Does Councillor Cooke feel so wronged by the High Court decision that he will Appeal it? The puppet Trust may even have left themselves open to legal action from their preferred developer, Firoka, on the grounds that Firoka was mislead by the AP Trust over the requirement to make the Lease public.
The current Board Chairman, Councillor M. Cooke, was not responsible for the original misconceived policies of the Board. The previous boss Charles Adje vacated the hot-seat in the nick of time, earlier this year. But when Cllr. Cooke accepted the poison-chalice promotion, he continued the same misguided policies with real zeal.
Cooke set about a personal attack of questionable truthfulness on a private citizen (Jacob O’Callaghan) who had the temerity to ask inconvenient questions about AP. (What drives an elected politician to behave like this towards an honest historian?). But that resident was not cowed and was still confident enough to initiate a Judicial Review. And he now has the satisfaction of having a High Court Judge rule in his favour and see issued a stinging judgment against the Charity Commission. But can we now trust the very ‘Interested Party’, Cooke’s Trust?

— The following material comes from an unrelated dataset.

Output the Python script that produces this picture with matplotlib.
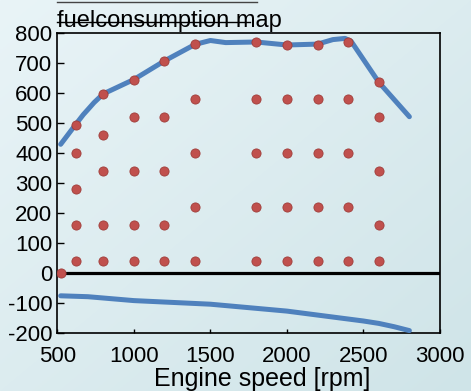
import numpy as np
import matplotlib
matplotlib.use("Agg")
import matplotlib.pyplot as plt
from matplotlib.lines import Line2D

plt.rcParams['font.family'] = ['Liberation Sans', 'DejaVu Sans']
plt.rcParams['axes.unicode_minus'] = False

# full load torque curve
wot_rpm = [522, 620, 670, 700, 740, 800, 1000, 1200, 1400, 1500, 1600, 1800, 2000, 2200, 2300, 2380, 2420, 2600, 2800]
wot_torque = [429, 495, 528, 545, 568, 597, 645, 707, 762, 775, 768, 770, 760, 763, 778, 782, 772, 636, 521]

# motoring (drag) curve
drag_rpm = [522, 700, 1000, 1500, 2000, 2500, 2600, 2700, 2800]
drag_torque = [-76, -79, -92, -104, -127, -160, -168, -179, -192]

# measured map points
pt_rpm = ([525] +
          [620] * 5 + [800] * 5 + [1000] * 5 + [1200] * 5 + [1400] * 5 +
          [1800] * 5 + [2000] * 5 + [2200] * 5 + [2400] * 5 + [2600] * 5)
pt_torque = ([0] +
             [40, 160, 280, 400, 495] +
             [40, 160, 340, 460, 597] +
             [40, 160, 340, 520, 645] +
             [40, 160, 340, 520, 707] +
             [40, 220, 400, 580, 762] +
             [40, 220, 400, 580, 770] +
             [40, 220, 400, 580, 759] +
             [40, 220, 400, 580, 761] +
             [40, 220, 400, 580, 771] +
             [40, 160, 340, 520, 636])

x_ticks = [500, 1000, 1500, 2000, 2500, 3000]
y_ticks = [-200, -100, 0, 100, 200, 300, 400, 500, 600, 700, 800]

W, H = 471, 391
fig = plt.figure(figsize=(W / 100, H / 100), dpi=100)

# gradient background
bg = fig.add_axes([0, 0, 1, 1], zorder=-10)
gx, gy = np.meshgrid(np.linspace(0, 1, 200), np.linspace(0, 1, 200))
t = (gx + gy) / 2
c1 = np.array([233, 244, 247]) / 255
c2 = np.array([207, 228, 232]) / 255
img = c1[None, None, :] * (1 - t[..., None]) + c2[None, None, :] * t[..., None]
bg.imshow(img, extent=[0, 1, 0, 1], aspect='auto', origin='upper')
bg.axis('off')

ax = fig.add_axes([57.3 / W, 1 - 333 / H, (440 - 57.3) / W, (333 - 33) / H])
ax.set_facecolor('none')

ax.axhline(0, color='black', lw=2.3, zorder=2)
ax.plot(wot_rpm, wot_torque, color='#4f81bd', lw=3.6, solid_capstyle='round', zorder=3)
ax.plot(drag_rpm, drag_torque, color='#4f81bd', lw=3.6, solid_capstyle='round', zorder=3)
ax.plot(pt_rpm, pt_torque, 'o', color='#c0504d', markeredgecolor='#a03d3a',
        markeredgewidth=0.6, markersize=6.6, zorder=4)

ax.set_xlim(500, 3000)
ax.set_ylim(-200, 800)
ax.set_xticks(x_ticks)
ax.set_yticks(y_ticks)
ax.tick_params(axis='x', direction='in', length=3, width=1, pad=9.4, labelsize=16, top=False)
ax.tick_params(axis='y', direction='in', length=5, width=1, pad=3.6, labelsize=16, right=False)
for s in ax.spines.values():
    s.set_linewidth(1.2)

fig.text(262 / W, 1 - 386 / H, 'Engine speed [rpm]', ha='center', va='baseline', fontsize=18)
fig.text(57 / W, 1 - 27 / H, 'fuelconsumption map', ha='left', va='baseline', fontsize=17)

fig.add_artist(Line2D([57 / W, 257 / W], [1 - 1.5 / H, 1 - 1.5 / H], color='#444444', lw=1))
fig.add_artist(Line2D([57 / W, 250 / W], [1 - 22 / H, 1 - 22 / H], color='black', lw=1))

fig.savefig('out.png', dpi=100)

Cllr. Cooke’s bulldozer, fuelled with high-octane hubris, has hit the steel wall of the law. Cooke had earlier accused O’Callaghan of being incorrect, misleading and wrong and had asserted that a copy of the AP Lease was on the resident’s website. Mr O’Callaghan is owed an apology, together with the hundreds of other people who wrote in to the Charity Commission expressing concern about Haringey’s shady deal.
In a debate on The Future of Alexandra Palace in a full Council meeting of 16 July 2007, that I attended, Cllr. Cooke blustered:
"All of this has been discussed, is in the public domain."
Reality check:
Since December 2006, and under the Freedom of Information Act (2000), I have sought documents from Haringey about the disposal of The People’s Palace, but without success.
Despite repeated requests, Haringey Council’s Corporate Legal Services (HCLS) refuse to confirm that the Chairman’s statement is true. They studiously ignore the fact that they are well-placed to give an authoritative answer:
The arm of the Council dealing with these requests (i.e. stonewalling) is none other than HCLS. And they knew better than anyone that the future of the Palace is not in the public domain: because they are the very outfit whose job it is to make certain that the sale documents remained concealed from the public!
The secrecy that surrounds the sale of AP is obsessive. Even the building survey, which we paid for, is marked Confidential.
Haringey’s lawyers really owe more loyalty to their political bosses - regardless of the truth - than to the public. If HCLS are unwilling to give an opinion it will need to go to the UK Standards Board unless some contrition is shown. The public deserves more integrity.
At the first forum in which Haringey was obliged to fight about AP on a level playing-field which they were unable to manipulate - the High Court - they were comprehensively defeated. Will they learn from this or attempt to drive on as before? Unfortunately, this dénouement is only the latest chapter in a story of deceit and incompetence by Haringey over AP that goes back years.
To Cllr. Cooke I say: park the bulldozer, switch off the engine and climb down. Stop attempting to flog the People’s Palace for peanuts, or at all. Talk to the many people who have more vision and knowledge about AP than the current Trustees and whose attention is focused on more than just getting rid of AP at any price.
If you cannot do these things for the citizens of this Borough, indeed for this city and nation, hand over to a more competent, experienced operator who can.